Sunday, April 15, 2012

50 years

In 1960, a young lady from Southern Alabama, Harper Lee, 34, won the Pulitzer Prize with To Kill a Mockingbird. She had quit her job at the ticket office of an Airline to write the novel, it was her first and her last, because she never published anything else since then. In 1962, 50 years ago, the book-based movie was shot, with Atticus Finch becoming the hero of the time. I watched the movie when in Huntsville, AL, one Sunday afternoon, and it jerked tears from me. The great Robert Duvall, Boo, if I remember right, brings the boy home after the attack; the little girl is shocked. I can see now -while I cook in my kitchen- Atticus and the girl sitting down the stairs of the front porch, the former asking for an explanation: why things like that happen?

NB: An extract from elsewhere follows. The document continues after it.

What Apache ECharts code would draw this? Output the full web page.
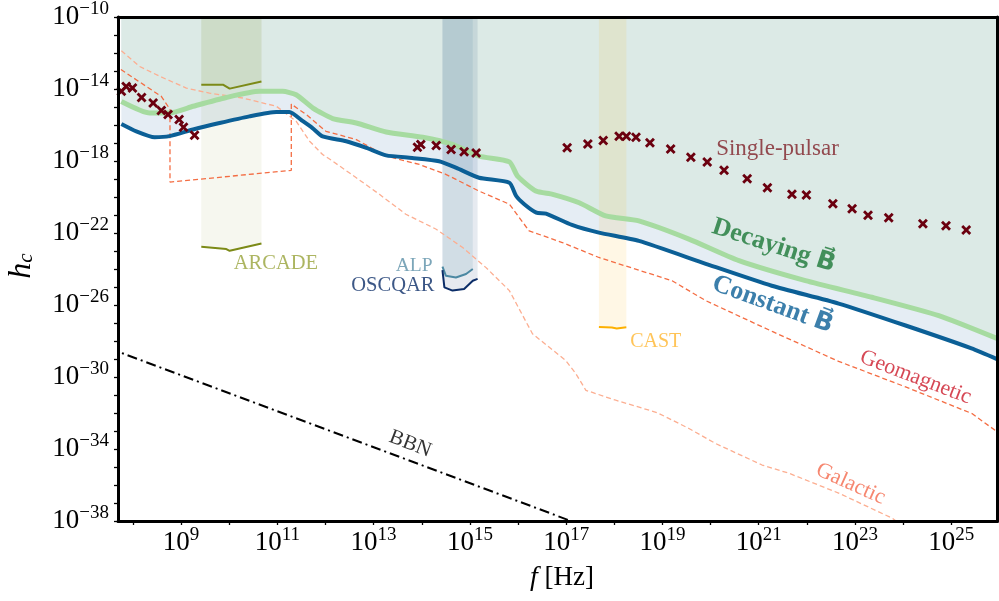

And the good Atticus giving the best answer, ever: you live here, in this beautiful place -the South is lovely!-, but in this life there is also ugly stuff.

The year Harper Lee was born, the great Spanish bullfighter, Juan Belmonte, was 34. Belmonte has dropped out school at the age of 8, but became a voracious reader during his life. He was a revolutionary bullfighter. Gerardo Diego, only a few years younger than him, wrote about him:


Yo canto al varón pleno,
al triunfador del mundo y de sí mismo
que al borde —un día y otro— del abismo
supo asomarse impávido y sereno.



I guess nobody could expect that Belmonte will end his days contravening the expected -a bull goring- and the verses. He was obsess with loneliness and the horrible -and unfair- pains of the vanishing senescence, and became more and more despaired with life and its glimmering and deceitful light. He ended up committing suicide in April 1962, 50 years ago; he shot himself in Utrera (South Seville).